§ Required task:
Could the lines from the start of the data through the line with "-2.53, -1.65, -0.67, 0, 0.42, 1.61, 2.69, 3.56, 4.18, 4.47];" be set down exactly, with no pictures among them?

Material provided start

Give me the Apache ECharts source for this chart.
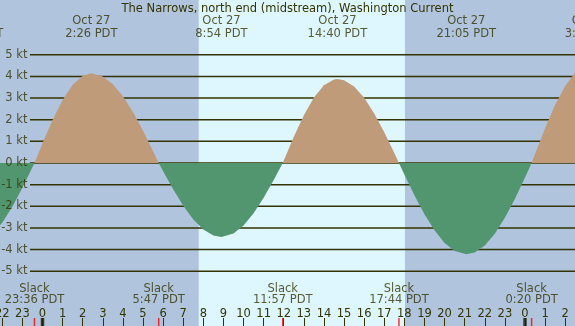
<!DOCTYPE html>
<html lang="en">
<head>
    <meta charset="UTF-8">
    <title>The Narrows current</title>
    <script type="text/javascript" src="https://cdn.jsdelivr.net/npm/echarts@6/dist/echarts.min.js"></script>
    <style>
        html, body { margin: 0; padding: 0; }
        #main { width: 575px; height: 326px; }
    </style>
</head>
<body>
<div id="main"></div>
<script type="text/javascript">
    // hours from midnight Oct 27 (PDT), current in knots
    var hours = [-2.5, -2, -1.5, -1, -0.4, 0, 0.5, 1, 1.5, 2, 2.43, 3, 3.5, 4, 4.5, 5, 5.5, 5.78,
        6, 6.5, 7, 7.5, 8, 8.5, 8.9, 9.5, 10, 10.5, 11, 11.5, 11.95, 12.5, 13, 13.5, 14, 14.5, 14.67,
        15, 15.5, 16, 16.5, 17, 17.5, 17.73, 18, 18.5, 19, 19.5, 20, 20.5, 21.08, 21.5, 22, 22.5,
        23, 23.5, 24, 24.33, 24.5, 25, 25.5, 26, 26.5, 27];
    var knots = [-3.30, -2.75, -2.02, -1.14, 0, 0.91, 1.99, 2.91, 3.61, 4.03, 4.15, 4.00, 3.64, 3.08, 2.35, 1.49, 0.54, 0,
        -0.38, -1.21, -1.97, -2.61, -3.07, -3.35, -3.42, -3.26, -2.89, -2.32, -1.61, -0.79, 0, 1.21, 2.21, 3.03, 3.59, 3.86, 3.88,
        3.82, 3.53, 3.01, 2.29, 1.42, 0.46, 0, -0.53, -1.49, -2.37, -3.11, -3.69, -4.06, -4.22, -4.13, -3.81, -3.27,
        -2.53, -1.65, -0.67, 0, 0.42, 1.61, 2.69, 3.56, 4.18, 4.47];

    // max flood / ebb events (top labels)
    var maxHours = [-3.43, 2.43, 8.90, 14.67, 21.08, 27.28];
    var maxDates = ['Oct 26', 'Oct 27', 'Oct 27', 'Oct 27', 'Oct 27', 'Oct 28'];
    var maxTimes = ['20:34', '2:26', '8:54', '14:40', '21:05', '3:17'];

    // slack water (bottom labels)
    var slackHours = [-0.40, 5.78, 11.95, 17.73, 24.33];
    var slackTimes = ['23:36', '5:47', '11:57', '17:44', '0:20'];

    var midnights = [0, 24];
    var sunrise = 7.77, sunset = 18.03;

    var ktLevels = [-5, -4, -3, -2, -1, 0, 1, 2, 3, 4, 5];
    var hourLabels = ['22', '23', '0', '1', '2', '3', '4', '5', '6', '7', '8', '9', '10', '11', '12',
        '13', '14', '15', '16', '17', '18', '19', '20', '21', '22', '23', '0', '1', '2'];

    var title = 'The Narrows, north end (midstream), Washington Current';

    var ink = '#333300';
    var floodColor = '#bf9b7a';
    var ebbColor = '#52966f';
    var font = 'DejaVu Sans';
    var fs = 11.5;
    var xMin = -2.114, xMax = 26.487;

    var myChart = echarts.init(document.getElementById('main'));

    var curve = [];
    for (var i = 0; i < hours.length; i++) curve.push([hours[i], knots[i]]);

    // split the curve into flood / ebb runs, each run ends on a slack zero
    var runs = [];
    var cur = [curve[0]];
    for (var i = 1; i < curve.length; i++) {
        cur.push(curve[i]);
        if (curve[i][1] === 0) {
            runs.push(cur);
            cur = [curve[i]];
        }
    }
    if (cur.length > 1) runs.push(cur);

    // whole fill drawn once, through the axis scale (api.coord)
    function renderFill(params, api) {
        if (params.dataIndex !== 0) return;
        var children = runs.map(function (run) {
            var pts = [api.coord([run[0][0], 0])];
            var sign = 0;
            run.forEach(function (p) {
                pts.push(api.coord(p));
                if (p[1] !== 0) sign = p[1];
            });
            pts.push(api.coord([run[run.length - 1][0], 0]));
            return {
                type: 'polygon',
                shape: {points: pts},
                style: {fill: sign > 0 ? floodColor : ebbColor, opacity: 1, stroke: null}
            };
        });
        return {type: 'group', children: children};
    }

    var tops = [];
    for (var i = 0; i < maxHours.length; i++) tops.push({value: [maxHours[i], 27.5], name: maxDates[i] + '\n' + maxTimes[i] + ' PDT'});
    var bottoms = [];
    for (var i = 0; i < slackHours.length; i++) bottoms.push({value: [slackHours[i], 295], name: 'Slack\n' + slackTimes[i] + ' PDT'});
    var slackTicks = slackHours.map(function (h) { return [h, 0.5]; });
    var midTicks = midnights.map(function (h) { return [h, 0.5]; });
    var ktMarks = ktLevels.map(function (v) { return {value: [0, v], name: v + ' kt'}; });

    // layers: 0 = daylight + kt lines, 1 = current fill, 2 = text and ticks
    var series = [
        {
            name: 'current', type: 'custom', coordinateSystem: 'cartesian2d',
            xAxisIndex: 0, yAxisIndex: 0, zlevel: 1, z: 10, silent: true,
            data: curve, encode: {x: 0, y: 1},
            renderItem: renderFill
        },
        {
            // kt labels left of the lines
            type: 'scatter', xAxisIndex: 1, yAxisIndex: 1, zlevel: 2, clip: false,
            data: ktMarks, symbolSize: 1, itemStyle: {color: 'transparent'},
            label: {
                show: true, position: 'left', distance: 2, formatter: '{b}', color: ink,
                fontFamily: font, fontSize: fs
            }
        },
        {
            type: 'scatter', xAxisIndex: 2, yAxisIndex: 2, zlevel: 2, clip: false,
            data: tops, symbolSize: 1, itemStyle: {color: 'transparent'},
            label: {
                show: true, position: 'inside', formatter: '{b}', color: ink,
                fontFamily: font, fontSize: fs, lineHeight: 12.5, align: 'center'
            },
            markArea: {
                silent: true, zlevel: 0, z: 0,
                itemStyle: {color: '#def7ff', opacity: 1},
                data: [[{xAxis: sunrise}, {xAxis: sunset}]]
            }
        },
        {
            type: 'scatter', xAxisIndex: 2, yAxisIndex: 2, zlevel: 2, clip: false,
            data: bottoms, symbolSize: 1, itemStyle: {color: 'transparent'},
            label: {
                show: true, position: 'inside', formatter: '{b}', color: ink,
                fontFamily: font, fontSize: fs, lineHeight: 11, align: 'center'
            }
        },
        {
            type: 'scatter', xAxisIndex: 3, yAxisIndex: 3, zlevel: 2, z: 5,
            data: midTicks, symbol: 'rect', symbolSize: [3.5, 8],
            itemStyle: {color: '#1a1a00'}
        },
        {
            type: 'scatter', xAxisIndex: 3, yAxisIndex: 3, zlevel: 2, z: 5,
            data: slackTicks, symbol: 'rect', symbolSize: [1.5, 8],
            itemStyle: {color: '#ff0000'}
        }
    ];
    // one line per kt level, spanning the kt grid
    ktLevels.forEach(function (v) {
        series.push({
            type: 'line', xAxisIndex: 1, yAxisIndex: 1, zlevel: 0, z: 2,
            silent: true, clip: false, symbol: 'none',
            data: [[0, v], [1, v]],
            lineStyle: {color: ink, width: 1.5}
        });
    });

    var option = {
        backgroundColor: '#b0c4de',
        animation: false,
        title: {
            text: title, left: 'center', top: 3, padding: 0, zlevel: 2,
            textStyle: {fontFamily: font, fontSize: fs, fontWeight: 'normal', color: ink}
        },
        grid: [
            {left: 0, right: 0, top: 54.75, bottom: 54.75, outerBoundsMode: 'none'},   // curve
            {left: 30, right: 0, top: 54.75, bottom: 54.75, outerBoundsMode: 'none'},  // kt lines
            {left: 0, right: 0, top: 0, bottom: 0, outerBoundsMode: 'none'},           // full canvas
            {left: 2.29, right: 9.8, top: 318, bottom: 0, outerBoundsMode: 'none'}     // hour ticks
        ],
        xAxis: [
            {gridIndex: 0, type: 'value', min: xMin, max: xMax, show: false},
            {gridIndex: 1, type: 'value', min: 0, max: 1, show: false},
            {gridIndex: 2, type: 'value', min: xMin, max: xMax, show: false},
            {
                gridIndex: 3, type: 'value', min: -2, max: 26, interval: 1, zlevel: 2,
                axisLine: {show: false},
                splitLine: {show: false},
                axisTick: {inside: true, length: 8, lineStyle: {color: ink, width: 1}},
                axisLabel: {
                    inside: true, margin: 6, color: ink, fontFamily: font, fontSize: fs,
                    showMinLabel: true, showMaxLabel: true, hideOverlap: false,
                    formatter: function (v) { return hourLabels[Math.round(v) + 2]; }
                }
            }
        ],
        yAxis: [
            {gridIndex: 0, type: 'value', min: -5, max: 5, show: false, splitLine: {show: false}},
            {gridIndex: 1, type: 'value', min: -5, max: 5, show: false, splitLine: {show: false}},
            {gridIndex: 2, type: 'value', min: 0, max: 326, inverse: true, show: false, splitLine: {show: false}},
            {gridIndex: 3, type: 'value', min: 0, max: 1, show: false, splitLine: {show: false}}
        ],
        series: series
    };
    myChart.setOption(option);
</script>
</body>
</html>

Material provided end

§ Exercise response:
Give me the Apache ECharts source for this chart.
<!DOCTYPE html>
<html lang="en">
<head>
    <meta charset="UTF-8">
    <title>The Narrows current</title>
    <script type="text/javascript" src="https://cdn.jsdelivr.net/npm/echarts@6/dist/echarts.min.js"></script>
    <style>
        html, body { margin: 0; padding: 0; }
        #main { width: 575px; height: 326px; }
    </style>
</head>
<body>
<div id="main"></div>
<script type="text/javascript">
    // hours from midnight Oct 27 (PDT), current in knots
    var hours = [-2.5, -2, -1.5, -1, -0.4, 0, 0.5, 1, 1.5, 2, 2.43, 3, 3.5, 4, 4.5, 5, 5.5, 5.78,
        6, 6.5, 7, 7.5, 8, 8.5, 8.9, 9.5, 10, 10.5, 11, 11.5, 11.95, 12.5, 13, 13.5, 14, 14.5, 14.67,
        15, 15.5, 16, 16.5, 17, 17.5, 17.73, 18, 18.5, 19, 19.5, 20, 20.5, 21.08, 21.5, 22, 22.5,
        23, 23.5, 24, 24.33, 24.5, 25, 25.5, 26, 26.5, 27];
    var knots = [-3.30, -2.75, -2.02, -1.14, 0, 0.91, 1.99, 2.91, 3.61, 4.03, 4.15, 4.00, 3.64, 3.08, 2.35, 1.49, 0.54, 0,
        -0.38, -1.21, -1.97, -2.61, -3.07, -3.35, -3.42, -3.26, -2.89, -2.32, -1.61, -0.79, 0, 1.21, 2.21, 3.03, 3.59, 3.86, 3.88,
        3.82, 3.53, 3.01, 2.29, 1.42, 0.46, 0, -0.53, -1.49, -2.37, -3.11, -3.69, -4.06, -4.22, -4.13, -3.81, -3.27,
        -2.53, -1.65, -0.67, 0, 0.42, 1.61, 2.69, 3.56, 4.18, 4.47];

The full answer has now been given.